"Tressed to Kill" by Lila Dare: Book Review

"Tressed to Kill" by Lila Dare
Berkley Prime Crime, 292 pp., $7.99 (paperback only)
Reviewed by David Marshall James

It's not even summer tourist season in the seaside resort of St. Elizabeth, Georgia, but all heck's bustin' loose.

The town's already in a lather over the proposed construction of a big-box superstore when local grande dame and she-dragon Constance DuBois is slain after a town-hall meeting concerning the controversial commercial building project.

Mme. DuBois is such a terror that the mystery of how she has managed to remain unscathed for so long almost overshadows the question of who finally had the nerve to slay her.

Violetta Terhune, who manages a beauty parlor (and mani-/pedi- and facial salon) out of the downstairs of her Victorian house on the town square, has drawn Constance's ire shortly before her murder and therefore emerges as a prime suspect (forget everyone else she's trampled over).

Indeed, Mme. Du Bois's daughter, Simone-- who seems to be trying out her mother's broomstick for size-- intends to make good on her late mother's threat to put Violetta's shop out of business.

"Miss Vi" has an ironclad support group in her employees: best friend Althea, who administers homemade facial treatments; Stella, the nail specialist; Rachel, a goth-ish high-school intern; and one of Violetta's two daughters, Grace, who has returned home after a brief, messy marriage in Atlanta.

Much to Grace's chagrin, her cheating louse of an ex has also made tracks back to St. Elizabeth, where he's wrangled a job with the police department.

The story is delivered through Grace's point of view, and she's understandably immersed in eliminating her mother from the suspect list while warding off Simone's attempt to close the beauty shop.

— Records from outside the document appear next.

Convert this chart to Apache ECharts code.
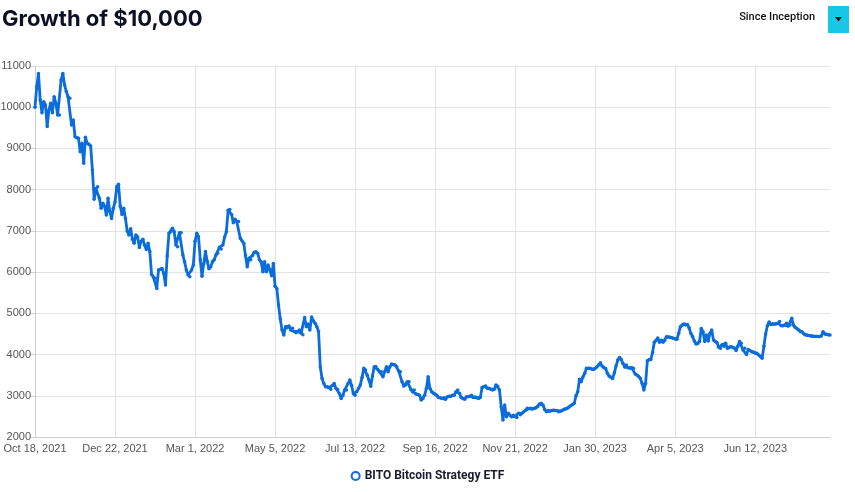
<!DOCTYPE html>
<html>
<head>
<meta charset="utf-8">
<script src="https://cdn.jsdelivr.net/npm/echarts@6/dist/echarts.min.js"></script>
<style>
  html, body { margin: 0; padding: 0; background: #fff; }
  #chart { width: 855px; height: 492px; }
</style>
</head>
<body>
<div id="chart"></div>
<script>
// x axis labels, one every 46 trading days
var tickLabels = ['Oct 18, 2021', 'Dec 22, 2021', 'Mar 1, 2022', 'May 5, 2022', 'Jul 13, 2022',
  'Sep 16, 2022', 'Nov 21, 2022', 'Jan 30, 2023', 'Apr 5, 2023', 'Jun 12, 2023'];
var labelStep = 46;

// growth of $10,000, daily (one row per label period)
var seg0 = [10000, 10500, 10820, 10175, 9867, 10135, 10055, 9530, 9930, 10095, 9867, 10255, 10095, 9810, 9810, 10660,
  10820, 10540, 10380, 10255, 10215, 9570, 9690, 9285, 9260, 9245, 8920, 9125, 8640, 9270, 9125, 9100, 9060, 8475,
  7770, 8030, 8070, 7790, 7550, 7670, 7600, 7385, 7790, 7465, 7300, 7550];
var seg1 = [7700, 8070, 8130, 7600, 7400, 7550, 7300, 7000, 6900, 7050, 6800, 6700, 6900, 6850, 6600, 6750, 6800,
  6650, 6550, 6700, 6500, 5950, 5880, 5850, 5605, 6050, 6070, 6090, 5970, 5685, 6390, 6940, 6980, 7065, 6980, 6660,
  6615, 6955, 6955, 6415, 6250, 6050, 5930, 5890, 6050, 6170];
var seg2 = [6750, 6940, 6860, 6300, 5900, 6200, 6500, 6260, 6080, 6130, 6250, 6300, 6415, 6455, 6600, 6560, 6660,
  6850, 6980, 7500, 7520, 7400, 7200, 7280, 7225, 7225, 6820, 6760, 6700, 6400, 6130, 6335, 6300, 6400, 6480, 6495,
  6460, 6300, 6250, 6010, 6250, 6010, 6170, 6050, 5910, 6210];
var seg3 = [5660, 5605, 5200, 4860, 4600, 4475, 4675, 4650, 4690, 4595, 4640, 4560, 4530, 4560, 4595, 4520, 4480,
  4900, 4675, 4740, 4595, 4910, 4820, 4760, 4675, 4560, 3700, 3420, 3300, 3220, 3220, 3200, 3160, 3250, 3300, 3180,
  3150, 3050, 2935, 3015, 3140, 3140, 3300, 3380, 3250, 3050];
var seg4 = [3015, 3100, 3180, 3260, 3445, 3665, 3625, 3500, 3380, 3230, 3480, 3705, 3705, 3640, 3585, 3585, 3460,
  3585, 3705, 3585, 3705, 3770, 3760, 3745, 3705, 3610, 3585, 3340, 3235, 3260, 3340, 3340, 3160, 3100, 3140, 3045,
  3030, 3015, 2895, 2935, 3015, 3180, 3460, 3180, 3100, 3060];
var seg5 = [3040, 3010, 2960, 2950, 2935, 2950, 2915, 2975, 2990, 2990, 3015, 3015, 3100, 3140, 3060, 2960, 2935,
  2915, 2975, 2975, 2990, 3015, 2960, 2970, 2950, 2935, 2960, 3200, 3220, 3235, 3180, 3180, 3160, 3140, 3160, 3260,
  3230, 3140, 2730, 2410, 2775, 2490, 2575, 2530, 2490, 2530];
var seg6 = [2500, 2475, 2575, 2540, 2575, 2615, 2650, 2695, 2690, 2695, 2680, 2700, 2710, 2740, 2800, 2820, 2775,
  2670, 2615, 2640, 2630, 2640, 2650, 2640, 2640, 2615, 2625, 2640, 2670, 2680, 2700, 2730, 2760, 2790, 2820, 3000,
  3100, 3400, 3340, 3460, 3545, 3665, 3665, 3665, 3650, 3640];
var seg7 = [3660, 3700, 3745, 3800, 3720, 3680, 3660, 3545, 3480, 3450, 3420, 3550, 3720, 3865, 3930, 3880, 3780,
  3700, 3745, 3680, 3665, 3680, 3665, 3530, 3505, 3470, 3420, 3300, 3140, 3300, 3850, 3880, 3880, 4050, 4300, 4340,
  4400, 4300, 4350, 4300, 4340, 4430, 4425, 4420, 4410, 4395];
var seg8 = [4380, 4370, 4515, 4675, 4720, 4740, 4715, 4730, 4650, 4515, 4435, 4330, 4255, 4270, 4315, 4635, 4555,
  4315, 4475, 4330, 4515, 4595, 4355, 4315, 4290, 4180, 4150, 4235, 4200, 4275, 4150, 4180, 4190, 4180, 4160, 4100,
  4200, 4315, 4275, 4110, 4150, 4000, 4120, 4100, 4070, 4060];
var seg9 = [4040, 4030, 3990, 3960, 3910, 4200, 4500, 4700, 4790, 4730, 4750, 4740, 4740, 4760, 4800, 4700, 4700,
  4715, 4760, 4690, 4720, 4880, 4715, 4660, 4630, 4595, 4555, 4550, 4500, 4475, 4470, 4460, 4450, 4450, 4440, 4445,
  4435, 4440, 4450, 4555, 4500, 4490, 4480, 4475];

var values = [].concat(seg0, seg1, seg2, seg3, seg4, seg5, seg6, seg7, seg8, seg9);
var categories = values.map(function (v, i) {
  return i % labelStep === 0 ? tickLabels[i / labelStep] : '';
});

var blue = '#0a6ddb';
var chart = echarts.init(document.getElementById('chart'), null, { renderer: 'canvas' });
chart.setOption({
  animation: false,
  backgroundColor: '#fff',
  title: {
    text: 'Growth of $10,000',
    left: -3,
    top: 3,
    textStyle: { fontFamily: 'Inter', fontWeight: 'bold', fontSize: 22, color: '#0c1024' }
  },
  grid: { left: 35, right: 25, top: 66, bottom: 55, containLabel: false, outerBoundsMode: 'none' },
  legend: {
    bottom: 5,
    left: 'center',
    icon: 'circle',
    itemWidth: 8,
    itemHeight: 8,
    itemGap: 6,
    itemStyle: { color: '#fff', borderColor: blue, borderWidth: 2 },
    textStyle: { fontFamily: 'Roboto', fontWeight: 'bold', fontSize: 12, color: '#1a1d2e' },
    data: ['BITO Bitcoin Strategy ETF']
  },
  xAxis: {
    type: 'category',
    boundaryGap: false,
    data: categories,
    axisLine: { lineStyle: { color: '#cfcfcf' } },
    axisTick: { show: false },
    axisLabel: { interval: labelStep - 1, color: '#555', fontSize: 11, fontFamily: 'Liberation Sans', margin: 6 },
    splitLine: { show: true, interval: labelStep - 1, lineStyle: { color: '#e3e3e3' } }
  },
  yAxis: {
    type: 'value',
    min: 2000,
    max: 11000,
    interval: 1000,
    axisLine: { show: true, lineStyle: { color: '#cfcfcf' } },
    axisTick: { show: true, length: 5, lineStyle: { color: '#cfcfcf' } },
    axisLabel: {
      color: '#555', fontSize: 11, fontFamily: 'Liberation Sans', margin: 4,
      formatter: function (v) { return String(v); }
    },
    splitLine: { lineStyle: { color: '#e3e3e3' } }
  },
  series: [{
    name: 'BITO Bitcoin Strategy ETF',
    type: 'line',
    data: values,
    symbol: 'circle',
    symbolSize: 3.5,
    showAllSymbol: true,
    itemStyle: { color: blue },
    lineStyle: { color: blue, width: 2.8 }
  }],
  graphic: [
    {
      type: 'text',
      right: 40,
      top: 12,
      style: { text: 'Since Inception', font: '500 11px Roboto', fill: '#111' }
    },
    {
      type: 'rect',
      right: 6,
      top: 6,
      shape: { width: 21, height: 27 },
      style: { fill: '#17c8e6' }
    },
    {
      type: 'polygon',
      right: 13,
      top: 17,
      shape: { points: [[0, 0], [7, 0], [3.5, 4.5]] },
      style: { fill: '#0c1024' }
    }
  ]
});
</script>
</body>
</html>
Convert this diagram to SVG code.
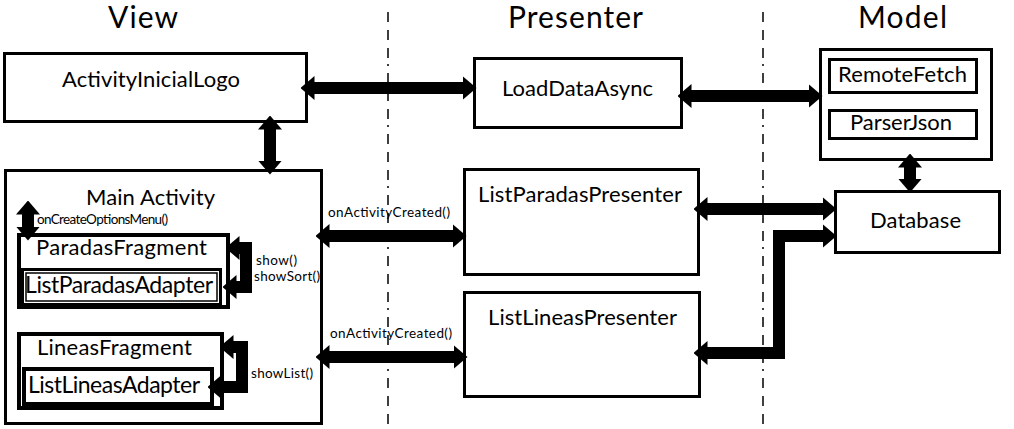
<svg xmlns="http://www.w3.org/2000/svg" width="1014" height="429" viewBox="0 0 1014 429">
<style>
.box{fill:#fff;stroke:#000;stroke-width:3}
.thick{stroke-width:4}
.in{fill:none;stroke:#000;stroke-width:1.5}
.t{font-family:Lato,"Open Sans",sans-serif;fill:#000}
.title{font-size:30px}
.n{font-size:22px}
.s{font-size:13.5px}
.dash{stroke:#000;stroke-width:1.5;stroke-dasharray:10 8 10 8 10 6 2 7;fill:none}
.c{fill:none;stroke:#000;stroke-width:12;stroke-linejoin:miter;marker-start:url(#ah);marker-end:url(#ah)}
</style>
<defs>
<marker id="ah" viewBox="0 0 14 24" refX="0.5" refY="12" markerWidth="14" markerHeight="24" markerUnits="userSpaceOnUse" orient="auto-start-reverse">
<path d="M0,0 L14,12 L0,24 z" fill="#000"/>
</marker>
</defs>
<rect width="1014" height="429" fill="#fff"/>
<g id="lanes">
<line class="dash" x1="388" y1="12" x2="388" y2="429"/>
<line class="dash" x1="763" y1="12" x2="763" y2="429"/>
<text class="t title" x="108" y="28" textLength="70">View</text>
<text class="t title" x="508" y="28" textLength="135">Presenter</text>
<text class="t title" x="858" y="28" textLength="89">Model</text>
</g>
<g id="ActivityInicialLogo">
<rect class="box" x="4.5" y="53.5" width="302" height="68"/>
<text class="t n" x="62" y="87" textLength="178">ActivityInicialLogo</text>
</g>
<g id="LoadDataAsync">
<rect class="box" x="474.5" y="58.5" width="207" height="69"/>
<text class="t n" x="502" y="96" textLength="151">LoadDataAsync</text>
</g>
<g id="ModelBox">
<rect class="box" x="820.5" y="49.5" width="171" height="110"/>
</g>
<g id="RemoteFetch">
<rect class="box" x="829.5" y="59.5" width="147" height="33"/>
<text class="t n" x="838" y="82" textLength="129">RemoteFetch</text>
</g>
<g id="ParserJson">
<rect class="box" x="829.5" y="110.5" width="147" height="28"/>
<text class="t n" x="850" y="130" textLength="102">ParserJson</text>
</g>
<g id="Database">
<rect class="box" x="835.5" y="191.5" width="164" height="61"/>
<text class="t n" x="870" y="228" textLength="91">Database</text>
</g>
<g id="ListParadasPresenter">
<rect class="box" x="464.5" y="169.5" width="234" height="105"/>
<text class="t n" x="478" y="202" textLength="204">ListParadasPresenter</text>
</g>
<g id="ListLineasPresenter">
<rect class="box" x="464.5" y="292.5" width="235" height="104"/>
<text class="t n" x="488" y="325" textLength="189">ListLineasPresenter</text>
</g>
<g id="MainActivity">
<rect class="box" x="5.5" y="170.5" width="316" height="253"/>
<text class="t n" x="86" y="205" textLength="129">Main Activity</text>
</g>
<g id="ParadasFragment">
<rect class="box thick" x="19" y="235" width="209" height="72"/>
<text class="t n" x="36" y="255" textLength="171">ParadasFragment</text>
</g>
<g id="ListParadasAdapter">
<rect class="box" x="22.5" y="269.5" width="198" height="35"/>
<rect class="in" x="26" y="273" width="191" height="28"/>
<text class="t n" x="25" y="293" textLength="188" style="font-size:23px">ListParadasAdapter</text>
</g>
<g id="LineasFragment">
<rect class="box thick" x="19" y="334" width="203" height="74"/>
<text class="t n" x="37" y="355" textLength="155">LineasFragment</text>
</g>
<g id="ListLineasAdapter">
<rect class="box thick" x="24" y="369" width="188" height="35"/>
<text class="t n" x="28" y="393" textLength="172" style="font-size:23px">ListLineasAdapter</text>
</g>
<g id="connectors">
<path class="c" d="M314,88 L463,88"/>
<path class="c" d="M691,96 L809,96"/>
<path class="c" d="M270,129 L270,161"/>
<path class="c" d="M910,167 L910,179"/>
<path class="c" d="M707,209 L823,209"/>
<path class="c" d="M707,353 L779,353 L779,236 L823,236"/>
<path class="c" d="M329,236 L453,236"/>
<path class="c" d="M329,357 L454,357"/>
<path class="c" d="M28,214 L28,227"/>
<path class="c" d="M239,248 L246,248 L246,287 L236,287"/>
<path class="c" d="M233,347 L242,347 L242,387 L221,387"/>
<text class="t s" x="37" y="224" textLength="131">onCreateOptionsMenu()</text>
<text class="t s" x="256" y="265" textLength="41">show()</text>
<text class="t s" x="254" y="281" textLength="66">showSort()</text>
<text class="t s" x="251" y="378" textLength="62">showList()</text>
<text class="t s" x="328" y="217" textLength="122">onActivityCreated()</text>
<text class="t s" x="330" y="338" textLength="122">onActivityCreated()</text>
</g>
</svg>
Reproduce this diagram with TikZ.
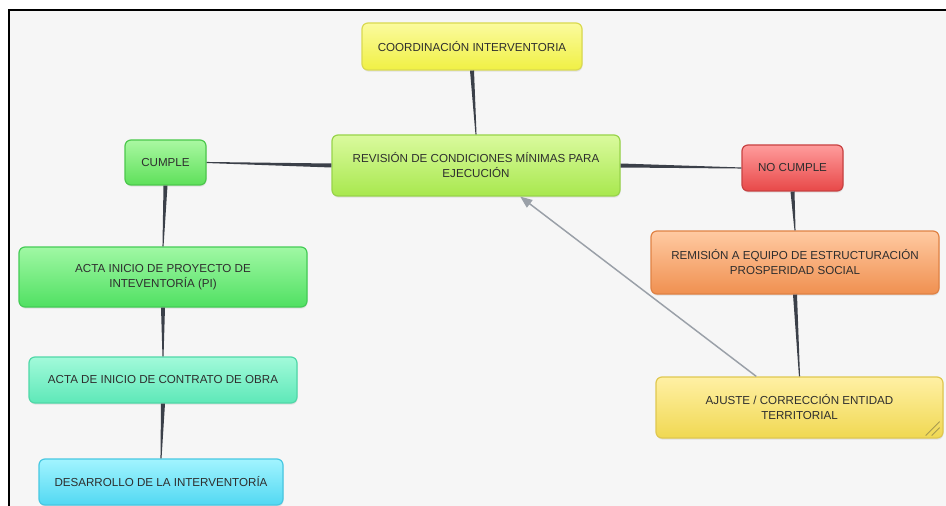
\documentclass[tikz,border=0pt]{standalone}
\usepackage{fontspec}
\setmainfont{Liberation Sans}
\usetikzlibrary{calc,shadows,arrows.meta}
\definecolor{bgc}{HTML}{F6F6F6}
\definecolor{txt}{HTML}{2E2E2E}
\definecolor{conn}{HTML}{3B4049}
\definecolor{arrowc}{HTML}{9AA0A8}
\definecolor{gripc}{HTML}{A89A50}
\definecolor{coT}{HTML}{FBFB9E}\definecolor{coB}{HTML}{F0F044}\definecolor{coD}{HTML}{DADA50}
\definecolor{reT}{HTML}{DAFA9E}\definecolor{reB}{HTML}{A8E84E}\definecolor{reD}{HTML}{98D44A}
\definecolor{cuT}{HTML}{AAF8A2}\definecolor{cuB}{HTML}{5EE05A}\definecolor{cuD}{HTML}{4CC84C}
\definecolor{ncT}{HTML}{FF9C9C}\definecolor{ncB}{HTML}{E84848}\definecolor{ncD}{HTML}{C84242}
\definecolor{rmT}{HTML}{FFCAA2}\definecolor{rmB}{HTML}{F09050}\definecolor{rmD}{HTML}{E08244}
\definecolor{ajT}{HTML}{FFF0A4}\definecolor{ajB}{HTML}{F0D852}\definecolor{ajD}{HTML}{E0C850}
\definecolor{apT}{HTML}{A0F8A4}\definecolor{apB}{HTML}{50E062}\definecolor{apD}{HTML}{44CC56}
\definecolor{acT}{HTML}{A2FADA}\definecolor{acB}{HTML}{5EE8B8}\definecolor{acD}{HTML}{50D8A8}
\definecolor{deT}{HTML}{A2F4FF}\definecolor{deB}{HTML}{52D8F2}\definecolor{deD}{HTML}{48C8E2}
\newcommand\taperline[4]{\fill[conn] ($(#1)!#3!90:(#2)$) -- ($(#1)!#3!-90:(#2)$) -- ($(#2)!#4!90:(#1)$) -- ($(#2)!#4!-90:(#1)$) -- cycle;}
\begin{document}
\begin{tikzpicture}[x=0.75pt,y=-0.75pt,
  mbox/.style={rounded corners=4.5pt, top color=#1T, bottom color=#1B, draw=#1D,
    line width=0.9pt, text=txt, align=center, inner sep=0pt,
    font=\fontsize{8.7pt}{11.25pt}\selectfont,
    drop shadow={opacity=0.18, shadow xshift=0.4pt, shadow yshift=-1.2pt}},
  sz/.style 2 args={minimum width=#1*0.75pt, minimum height=#2*0.75pt}]
\useasboundingbox (0,0) rectangle (946,506);
\fill[white] (0,0) rectangle (946,506);
\fill[bgc] (9,10) rectangle (946,506);
\draw[line width=1.5pt] (9,506) -- (9,10) -- (946,10);

\node[mbox=co, sz={220}{47}] (coord) at (472,46.5) {COORDINACIÓN INTERVENTORIA};
\node[mbox=re, sz={288}{61}] (rev) at (476,165.5) {REVISIÓN DE CONDICIONES MÍNIMAS PARA\\EJECUCIÓN};
\node[mbox=cu, sz={81}{45}] (cumple) at (165.5,162.5) {CUMPLE};
\node[mbox=nc, sz={101}{46}] (nocumple) at (792.5,168) {NO CUMPLE};
\node[mbox=rm, sz={288}{63}] (remision) at (795,262.5) {REMISIÓN A EQUIPO DE ESTRUCTURACIÓN\\PROSPERIDAD SOCIAL};
\node[mbox=aj, sz={287}{61}] (ajuste) at (799.5,407.5) {AJUSTE / CORRECCIÓN ENTIDAD\\TERRITORIAL};
\node[mbox=ap, sz={288}{60}] (actapi) at (163,277) {ACTA INICIO DE PROYECTO DE\\INTEVENTORÍA (PI)};
\node[mbox=ac, sz={268}{46}] (actaco) at (163,380) {ACTA DE INICIO DE CONTRATO DE OBRA};
\node[mbox=de, sz={244}{46}] (desa) at (161,482) {DESARROLLO DE LA INTERVENTORÍA};

\taperline{coord.south}{rev.north}{1.5pt}{0.4pt}
\taperline{rev.west}{cumple.east}{1.5pt}{0.4pt}
\taperline{rev.east}{nocumple.west}{1.5pt}{0.4pt}
\taperline{nocumple.south}{remision.north}{1.5pt}{0.4pt}
\taperline{remision.south}{ajuste.north}{1.5pt}{0.4pt}
\taperline{cumple.south}{actapi.north}{1.5pt}{0.4pt}
\taperline{actapi.south}{actaco.north}{1.5pt}{0.4pt}
\taperline{actaco.south}{desa.north}{1.5pt}{0.4pt}

\draw[arrowc, line width=1.1pt, -{Triangle[length=9pt,width=7pt]}]
  ($(ajuste.north west)!0.35!(ajuste.north east)$) -- ($(rev.south west)!0.653!(rev.south east)$);

\draw[gripc, line width=0.6pt] ($(ajuste.south east)+(-18,-3)$) -- ($(ajuste.south east)+(-4,-17)$)
  ($(ajuste.south east)+(-12,-3)$) -- ($(ajuste.south east)+(-4,-11)$);
\end{tikzpicture}
\end{document}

Author Lila Dare had established a good premise, fictional locale, and assemblage of characters for her inaugural Southern Beauty Shop mystery.

The action, while appreciably lively, sometimes reaches the frantic zone, tossing credulity to the wind. When the governor of Georgia gets dragged into a nefarious St. Elizabeth incident from decades past, the reader may well wonder how the author is going to tie up all the loose ends.

The answer is that several strands of the story are left hanging. The author shouldn't try to cram four of five plots into one novel. For instance, there could have been a bigger build-up to Constance's death, thereby rendering Vi's predicament more believable. Besides, Althea has a far greater motive for murder, but she is handily dismissed from suspicion.

With some paring down and toning down of the action-- with greater emphasis on the beauty-shop characters and the Southern tone-- this ought to evolve into a top-shelf mystery series.